* [Objective]
Produce an exact copy of the lines below that run from the line containing "What TikZ code" to the line containing "(htool) at (1077,65)", inclusive; any picture is omitted.

Rows from a dataset of charts and code:
┄┄┄┄┄┄┄┄┄┄┄┄┄┄┄┄┄┄┄┄

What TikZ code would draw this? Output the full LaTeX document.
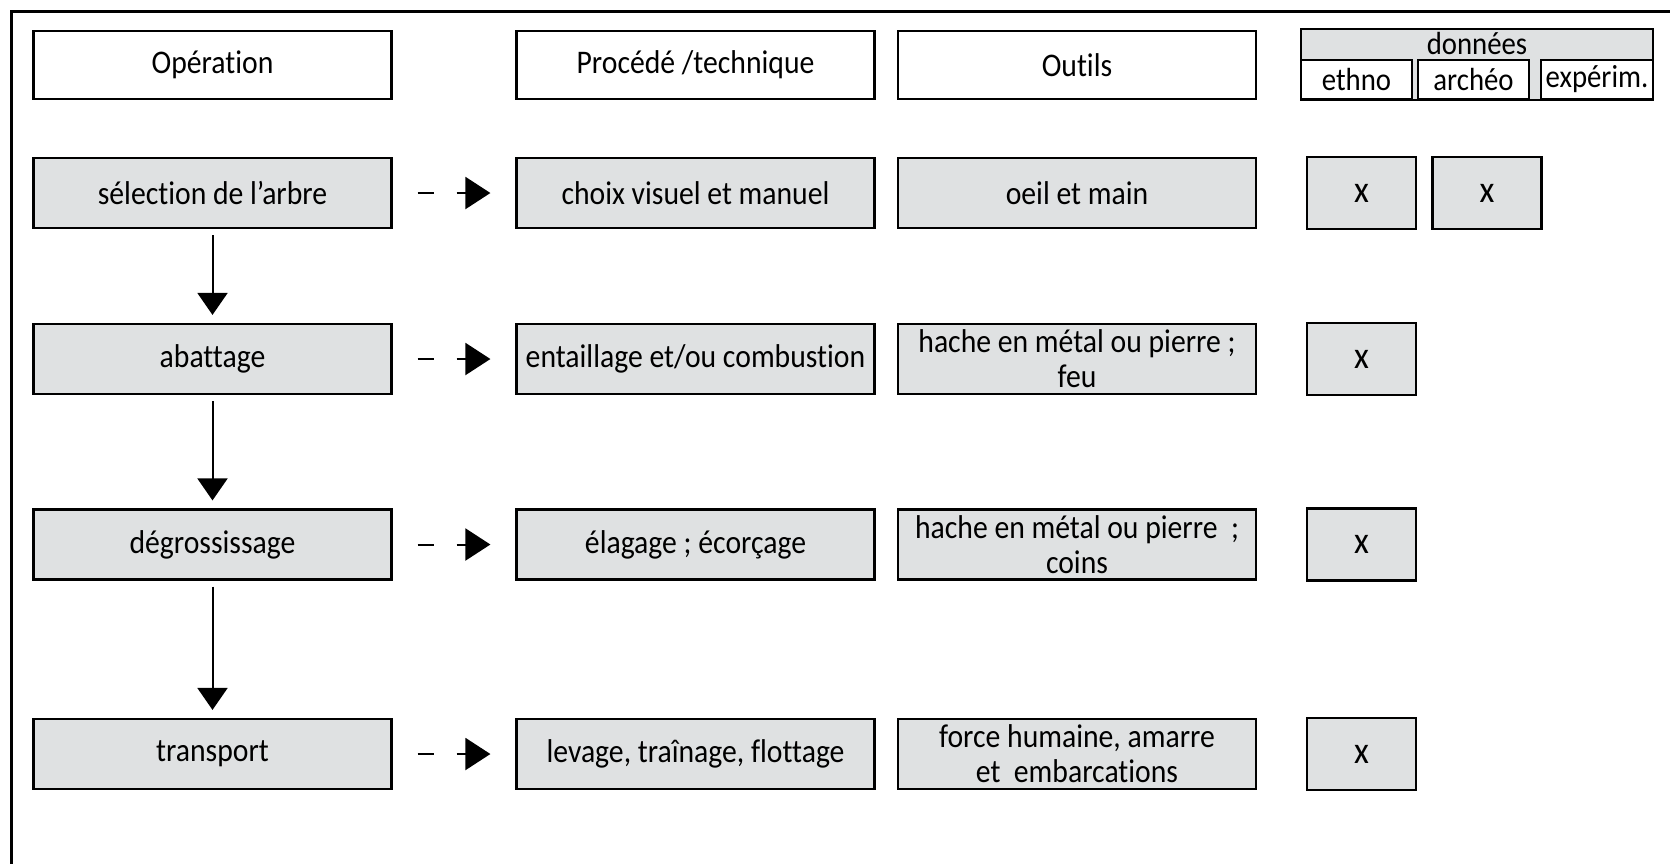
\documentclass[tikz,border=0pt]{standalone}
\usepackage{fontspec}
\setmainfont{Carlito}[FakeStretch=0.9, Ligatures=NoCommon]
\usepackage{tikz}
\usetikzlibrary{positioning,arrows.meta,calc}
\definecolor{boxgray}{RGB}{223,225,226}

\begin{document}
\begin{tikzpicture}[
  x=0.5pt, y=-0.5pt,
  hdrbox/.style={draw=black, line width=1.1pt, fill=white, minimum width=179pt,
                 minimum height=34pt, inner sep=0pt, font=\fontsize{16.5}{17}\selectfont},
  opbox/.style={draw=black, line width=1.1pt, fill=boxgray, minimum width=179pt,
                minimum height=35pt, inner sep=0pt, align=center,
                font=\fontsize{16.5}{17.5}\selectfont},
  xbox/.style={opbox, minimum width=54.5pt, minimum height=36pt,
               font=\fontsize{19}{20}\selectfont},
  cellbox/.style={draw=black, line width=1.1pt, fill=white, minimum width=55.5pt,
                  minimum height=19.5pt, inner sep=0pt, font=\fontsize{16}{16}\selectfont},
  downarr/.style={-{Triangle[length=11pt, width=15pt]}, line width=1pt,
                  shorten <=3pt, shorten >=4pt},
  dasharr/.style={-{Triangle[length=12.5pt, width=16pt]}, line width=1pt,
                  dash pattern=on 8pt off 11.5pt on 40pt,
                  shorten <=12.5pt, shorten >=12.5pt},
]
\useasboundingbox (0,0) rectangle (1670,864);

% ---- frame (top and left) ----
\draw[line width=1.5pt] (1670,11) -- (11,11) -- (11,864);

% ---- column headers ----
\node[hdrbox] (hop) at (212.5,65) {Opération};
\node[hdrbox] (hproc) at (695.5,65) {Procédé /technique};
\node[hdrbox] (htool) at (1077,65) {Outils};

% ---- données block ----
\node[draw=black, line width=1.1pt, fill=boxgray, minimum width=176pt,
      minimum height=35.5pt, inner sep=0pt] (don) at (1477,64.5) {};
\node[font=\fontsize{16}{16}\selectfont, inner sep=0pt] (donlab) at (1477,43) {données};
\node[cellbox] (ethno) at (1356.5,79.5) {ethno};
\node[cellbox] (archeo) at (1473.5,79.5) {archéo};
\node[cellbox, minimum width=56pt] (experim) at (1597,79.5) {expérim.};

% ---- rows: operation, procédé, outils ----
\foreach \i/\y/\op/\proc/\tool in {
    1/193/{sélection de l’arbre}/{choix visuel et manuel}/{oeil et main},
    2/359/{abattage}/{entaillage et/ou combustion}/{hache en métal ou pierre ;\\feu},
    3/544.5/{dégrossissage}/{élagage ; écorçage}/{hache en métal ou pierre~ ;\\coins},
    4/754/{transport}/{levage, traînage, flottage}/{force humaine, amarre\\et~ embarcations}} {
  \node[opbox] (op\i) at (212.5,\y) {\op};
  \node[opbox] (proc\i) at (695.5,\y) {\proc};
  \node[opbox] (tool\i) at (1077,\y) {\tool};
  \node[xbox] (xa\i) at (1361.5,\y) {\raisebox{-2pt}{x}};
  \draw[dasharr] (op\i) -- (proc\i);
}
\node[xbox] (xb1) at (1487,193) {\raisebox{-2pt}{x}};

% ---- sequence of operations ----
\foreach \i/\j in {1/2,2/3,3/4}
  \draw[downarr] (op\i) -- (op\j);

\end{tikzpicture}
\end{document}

┄┄┄┄┄┄┄┄┄┄┄┄┄┄┄┄┄┄┄┄

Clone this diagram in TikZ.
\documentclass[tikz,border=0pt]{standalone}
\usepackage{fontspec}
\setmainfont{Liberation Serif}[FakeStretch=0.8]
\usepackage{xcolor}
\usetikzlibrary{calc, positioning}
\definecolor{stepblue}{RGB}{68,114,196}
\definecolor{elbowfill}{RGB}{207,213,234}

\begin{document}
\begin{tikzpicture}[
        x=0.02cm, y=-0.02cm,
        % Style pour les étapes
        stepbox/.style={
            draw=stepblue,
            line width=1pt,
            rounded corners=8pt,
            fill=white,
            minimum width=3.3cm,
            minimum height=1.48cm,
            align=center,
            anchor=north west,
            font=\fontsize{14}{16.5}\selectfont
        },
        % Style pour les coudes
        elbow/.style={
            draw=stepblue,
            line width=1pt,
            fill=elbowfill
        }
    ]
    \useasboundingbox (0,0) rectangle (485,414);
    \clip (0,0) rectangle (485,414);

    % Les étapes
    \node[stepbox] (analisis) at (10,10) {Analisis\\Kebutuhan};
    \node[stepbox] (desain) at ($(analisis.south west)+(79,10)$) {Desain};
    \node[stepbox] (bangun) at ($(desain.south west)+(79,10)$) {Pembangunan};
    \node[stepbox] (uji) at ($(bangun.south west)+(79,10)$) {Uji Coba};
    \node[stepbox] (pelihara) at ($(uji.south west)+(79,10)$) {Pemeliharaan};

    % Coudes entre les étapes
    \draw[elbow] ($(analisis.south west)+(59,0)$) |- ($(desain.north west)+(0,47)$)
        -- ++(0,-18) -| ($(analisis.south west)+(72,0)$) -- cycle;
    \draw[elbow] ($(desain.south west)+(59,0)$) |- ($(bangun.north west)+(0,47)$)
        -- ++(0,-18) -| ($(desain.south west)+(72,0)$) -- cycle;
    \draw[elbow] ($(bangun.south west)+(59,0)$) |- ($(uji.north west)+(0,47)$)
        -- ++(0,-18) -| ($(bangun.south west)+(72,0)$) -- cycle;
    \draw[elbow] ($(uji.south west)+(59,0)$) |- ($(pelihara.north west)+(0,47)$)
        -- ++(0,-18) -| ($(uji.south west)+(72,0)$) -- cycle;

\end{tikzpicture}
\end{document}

┄┄┄┄┄┄┄┄┄┄┄┄┄┄┄┄┄┄┄┄

* [Final answer]
What TikZ code would draw this? Output the full LaTeX document.
\documentclass[tikz,border=0pt]{standalone}
\usepackage{fontspec}
\setmainfont{Carlito}[FakeStretch=0.9, Ligatures=NoCommon]
\usepackage{tikz}
\usetikzlibrary{positioning,arrows.meta,calc}
\definecolor{boxgray}{RGB}{223,225,226}

\begin{document}
\begin{tikzpicture}[
  x=0.5pt, y=-0.5pt,
  hdrbox/.style={draw=black, line width=1.1pt, fill=white, minimum width=179pt,
                 minimum height=34pt, inner sep=0pt, font=\fontsize{16.5}{17}\selectfont},
  opbox/.style={draw=black, line width=1.1pt, fill=boxgray, minimum width=179pt,
                minimum height=35pt, inner sep=0pt, align=center,
                font=\fontsize{16.5}{17.5}\selectfont},
  xbox/.style={opbox, minimum width=54.5pt, minimum height=36pt,
               font=\fontsize{19}{20}\selectfont},
  cellbox/.style={draw=black, line width=1.1pt, fill=white, minimum width=55.5pt,
                  minimum height=19.5pt, inner sep=0pt, font=\fontsize{16}{16}\selectfont},
  downarr/.style={-{Triangle[length=11pt, width=15pt]}, line width=1pt,
                  shorten <=3pt, shorten >=4pt},
  dasharr/.style={-{Triangle[length=12.5pt, width=16pt]}, line width=1pt,
                  dash pattern=on 8pt off 11.5pt on 40pt,
                  shorten <=12.5pt, shorten >=12.5pt},
]
\useasboundingbox (0,0) rectangle (1670,864);

% ---- frame (top and left) ----
\draw[line width=1.5pt] (1670,11) -- (11,11) -- (11,864);

% ---- column headers ----
\node[hdrbox] (hop) at (212.5,65) {Opération};
\node[hdrbox] (hproc) at (695.5,65) {Procédé /technique};
\node[hdrbox] (htool) at (1077,65) {Outils};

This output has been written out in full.